Hey everyone its been awhile! I hope you have all been well and allot of good has come your way sense the last time I posted.
I guess I'll start by telling you something about me...
I am an emotional person it affects everything I do.
I don't always like that about myself, in fact most times I despise it but I'm realizing is Its part of who I am and maybe its not always such a bad thing if used in more possitive ways? As my mother and also my dear sister in law would describe, I'm a tender hearted gal. I read the other day Busy Bee Laurens blog, she had a post where she talked about herself in a very similar way, I found it interesting though that she described it as her "gift" I had never thought of it that way before. It shead some light on me, helped me feel less like a silly problematic woman. lol
Anyways the point that I'm trying but have been failing to come to is,
I've had allot of struggles in my life namely, Depression, Adhd that have greatly affect my life and made things just so much tougher PLUS Ive always been a introverted, in my own little world, emotional, sensitive kind of girl but I'm thinking now that maybe that does not make me weak? Totally strange? Maybe its making me into something better? Anyways Just been on my mind. Totally random self help talk.

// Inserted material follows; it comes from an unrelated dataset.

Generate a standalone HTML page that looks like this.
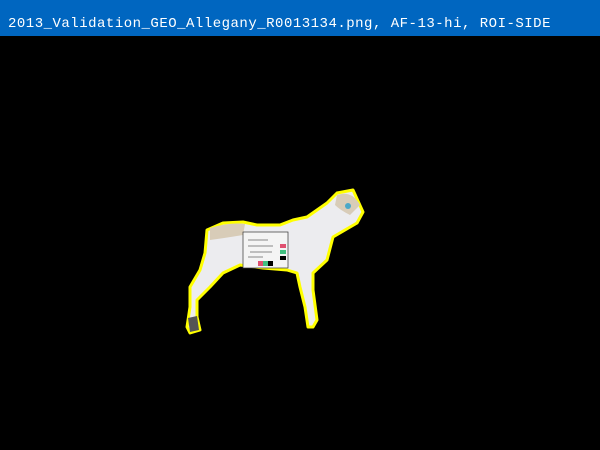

Also I want to share why I have not been blogging or emailing... I don't really care who knows at this point but my husband & I have been going through some big bumps in our marriage and its kept me from pretty much doing anything online that's worthwhile. But being even more honest, when I could get on, I just didn't care to share anything. Do you know the feeling? I think particularly it was hard because I still needed to sort out my feelings from all the things I was going through and also because I was just too upset with myself and our situation to think about opening up. I just want to say, thank heaven we are doing better and getting help that we have needed, and we are getting on the right track to having a more happy loving marriage.